The interviewer, James Ball, concludes:
Waters’ live show repeatedly flashes up one particular message that clearly compels him: “Control the narrative, rule the world.”I leave the interview thinking it’s almost the opposite: Waters is an example of how we can construct our own narrative and twist the world to fit in, with no amount of mainstream media, propaganda, or even real-world facts and evidence able to let any light in. It leads us to a nihilistic place, where we are only able to feel compassion for victims that fit our personal narrative, minimising or even actively denying the suffering of others.

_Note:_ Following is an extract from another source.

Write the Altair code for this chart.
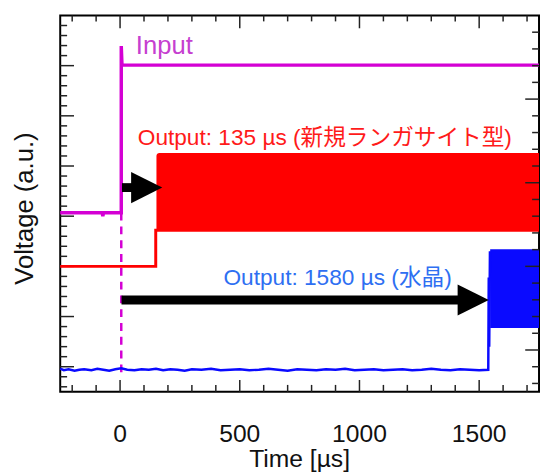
import altair as alt
import pandas as pd

FONT = "Liberation Sans, Arial, Noto Sans CJK JP, sans-serif"
W, H = 486, 382

# ---- data ----
input_t = [-250, -75, -72, -69, 5, 5, 8, 1750]
input_v = [3.07, 3.07, 3.00, 3.07, 3.07, 6.39, 6.01, 6.01]

red_t = [-250, 149, 149]
red_v = [2.00, 2.00, 2.75]
red_band_t = [152, 1750]
red_band_lo = [2.69, 2.69]
red_band_hi = [4.26, 4.26]

blue_t = [-250, -235, -215, -190, -170, -150, -120, -95, -70, -45,
          -20, 5, 30, 60, 90, 120, 150, 180, 210, 240,
          270, 300, 340, 380, 420, 460, 500, 540, 580, 620,
          660, 700, 740, 780, 820, 860, 900, 940, 980, 1020,
          1060, 1100, 1140, 1180, 1220, 1260, 1300, 1340, 1380, 1420,
          1460, 1500, 1538, 1540, 1542, 1545]
blue_v = [-0.04, -0.07, -0.05, -0.08, -0.06, -0.05, -0.07, -0.04, -0.06, -0.08,
          -0.05, -0.03, -0.06, -0.07, -0.05, -0.06, -0.04, -0.07, -0.05, -0.06,
          -0.08, -0.05, -0.06, -0.04, -0.07, -0.06, -0.05, -0.07, -0.06, -0.04,
          -0.06, -0.08, -0.05, -0.06, -0.07, -0.05, -0.06, -0.04, -0.07, -0.06,
          -0.05, -0.07, -0.06, -0.05, -0.07, -0.06, -0.04, -0.06, -0.07, -0.05,
          -0.06, -0.07, -0.06, 1.78, 0.40, 2.30]
blue_band_t = [1546, 1750]
blue_band_lo = [0.77, 0.77]
blue_band_hi = [2.34, 2.34]

dash_t = [5, 5]
dash_v = [3.07, -0.2]

arrow_start = [8, 6]
arrow_tip = [177, 1541]
arrow_y = [3.57, 1.33]

label_text = ["Input", "Output: 135 µs (新規ランガサイト型)", "Output: 1580 µs (水晶)"]
label_t = [66, 74, 432]
label_v = [6.24, 4.42, 1.63]
label_color = ["#c63fd0", "#ff1a1a", "#2e6ff2"]
label_size = [26, 23, 23]

x_major = [0, 500, 1000, 1500]
x_tick_labels = ["0", "500", "1000", "1500"]
x_minor = [-200, -100, 100, 200, 300, 400, 600, 700, 800, 900,
           1100, 1200, 1300, 1400, 1600, 1700]
y_major = [0, 1, 2, 3, 4, 5, 6]
y_minor = [-0.4, -0.2, 0.2, 0.4, 0.6, 0.8, 1.2, 1.4, 1.6, 1.8,
           2.2, 2.4, 2.6, 2.8, 3.2, 3.4, 3.6, 3.8, 4.2, 4.4,
           4.6, 4.8, 5.2, 5.4, 5.6, 5.8, 6.2, 6.4, 6.6, 6.8]
yr_major = [0, 1, 2, 3]
yr_minor = [-0.4, -0.2, 0.2, 0.4, 0.6, 0.8, 1.2, 1.4, 1.6, 1.8,
            2.2, 2.4, 2.6, 2.8, 3.2, 3.4, 3.6, 3.8]

x_title = "Time [µs]"
y_title = "Voltage (a.u.)"

# ---- scales ----
xs = alt.Scale(domain=[-250, 1750], nice=False, zero=False)
ys = alt.Scale(domain=[-0.5, 7], nice=False, zero=False)
ys_r = alt.Scale(domain=[-0.5, 4], nice=False, zero=False)

X = lambda: alt.X("t:Q", scale=xs, axis=None)
Y = lambda: alt.Y("v:Q", scale=ys, axis=None)

TICK = "#222222"
TXT = "#111111"

def xticks(vals, length, top):
    df = pd.DataFrame({"t": vals})
    y0 = 0 if top else H
    y1 = length if top else H - length
    return alt.Chart(df).mark_rule(color=TICK, strokeWidth=1.5).encode(
        x=X(), y=alt.value(y0), y2=alt.value(y1))

def yticks(vals, length, right, scale):
    df = pd.DataFrame({"v": vals})
    x0 = W if right else 0
    x1 = W - length if right else length
    return alt.Chart(df).mark_rule(color=TICK, strokeWidth=1.5).encode(
        y=alt.Y("v:Q", scale=scale, axis=None), x=alt.value(x0), x2=alt.value(x1))

tick_labels = alt.Chart(pd.DataFrame({"t": x_major, "lab": x_tick_labels})).mark_text(
    font=FONT, fontSize=25, color=TXT, align="center", baseline="alphabetic").encode(
    x=X(), y=alt.value(H + 51), text="lab:N")

xtitle = alt.Chart(pd.DataFrame({"lab": [x_title]})).mark_text(
    font=FONT, fontSize=25, color=TXT, align="center", baseline="alphabetic").encode(
    x=alt.value(W / 2), y=alt.value(H + 76), text="lab:N")

ytitle = alt.Chart(pd.DataFrame({"lab": [y_title]})).mark_text(
    font=FONT, fontSize=26, color=TXT, align="center", baseline="middle", angle=270).encode(
    x=alt.value(-36), y=alt.value(H / 2 + 5), text="lab:N")

dash = alt.Chart(pd.DataFrame({"t": dash_t, "v": dash_v})).mark_line(
    color="#d400d4", strokeWidth=2.5, strokeDash=[8, 6]).encode(x=X(), y=Y())

red_band = alt.Chart(pd.DataFrame({"t": red_band_t[:1], "t2": red_band_t[1:],
                                   "lo": red_band_lo[:1], "hi": red_band_hi[:1]})).mark_rect(
    color="#ff0000", cornerRadiusTopLeft=3).encode(
    x=alt.X("t:Q", scale=xs, axis=None), x2="t2:Q",
    y=alt.Y("lo:Q", scale=ys, axis=None), y2="hi:Q")

red_line = alt.Chart(pd.DataFrame({"t": red_t, "v": red_v})).mark_line(
    color="#ff0000", strokeWidth=3).encode(x=X(), y=Y())

blue_band = alt.Chart(pd.DataFrame({"t": blue_band_t[:1], "t2": blue_band_t[1:],
                                    "lo": blue_band_lo[:1], "hi": blue_band_hi[:1]})).mark_rect(
    color="#0a0aff").encode(
    x=alt.X("t:Q", scale=xs, axis=None), x2="t2:Q",
    y=alt.Y("lo:Q", scale=ys, axis=None), y2="hi:Q")

blue_line = alt.Chart(pd.DataFrame({"t": blue_t, "v": blue_v})).mark_line(
    color="#0a0aff", strokeWidth=2.5).encode(x=X(), y=Y())

input_line = alt.Chart(pd.DataFrame({"t": input_t, "v": input_v})).mark_line(
    color="#d400d4", strokeWidth=3.5).encode(x=X(), y=Y())

arrows = pd.DataFrame({"t": arrow_start, "t2": arrow_tip, "v": arrow_y})
shafts = alt.Chart(arrows).mark_rule(color="black", strokeWidth=9, x2Offset=-20).encode(
    x=alt.X("t:Q", scale=xs, axis=None), x2="t2:Q", y=Y())
heads = alt.Chart(arrows).mark_point(
    shape="M1,0L-1,-1L-1,1Z", size=1000, filled=True, color="black", opacity=1,
    xOffset=-16).encode(x=alt.X("t2:Q", scale=xs, axis=None), y=Y())

labels = alt.Chart(pd.DataFrame({"t": label_t, "v": label_v, "txt": label_text,
                                 "c": label_color, "s": label_size})).mark_text(
    align="left", baseline="alphabetic", font=FONT).encode(
    x=X(), y=Y(), text="txt:N",
    color=alt.Color("c:N", scale=None), size=alt.Size("s:Q", scale=None))

main = alt.layer(
    xticks(x_major, 12, False), xticks(x_minor, 7, False),
    xticks(x_major, 13, True), xticks(x_minor, 6, True),
    yticks(y_major, 14, False, ys), yticks(y_minor, 7, False, ys),
    dash, red_band, red_line, blue_band, blue_line, input_line,
    shafts, heads, labels, tick_labels, xtitle, ytitle,
)

right_ticks = alt.layer(
    yticks(yr_major, 14, True, ys_r), yticks(yr_minor, 7, True, ys_r))

chart = alt.layer(main, right_ticks).resolve_scale(y="independent").properties(
    width=W, height=H,
    autosize=alt.AutoSizeParams(type="none"),
    padding={"left": 53, "top": 4, "right": 1, "bottom": 90},
).configure(background="white").configure_view(stroke="black", strokeWidth=2)

chart.save("out.html", embed_options={"renderer": "svg", "actions": False})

We've already shown how Roger Waters is a real antsemite - not just an "anti-Zionist" - because he applied neo-Nazi, fake Talmud translation conspiracy theories about Jews to Sheldon Adelson.
The text of the interview shows that Waters also adheres to the antisemitic Khazar myth.
Ball: Yes, but isn't settler quite offensive when there are Jewish people who have lived there for two millennia?Waters: No, it's not. Those people are not from there.They are not the descendants of indigenous people who've ever lived there. They're all from northern Europe or America or somewhere else.
As with his Adelson ideas, this is muddled in his brain from the original, but the sources for both the Adelson quote and this one are quite clear - Roger Waters reads antisemitic literature and assimilates it into his worldview. He even goes beyond it, saying that even Sephardic Jews are not from the Middle East.
Yes, saying that all Jews are lying about their own origins to steal land from others is antisemitism. By any definition.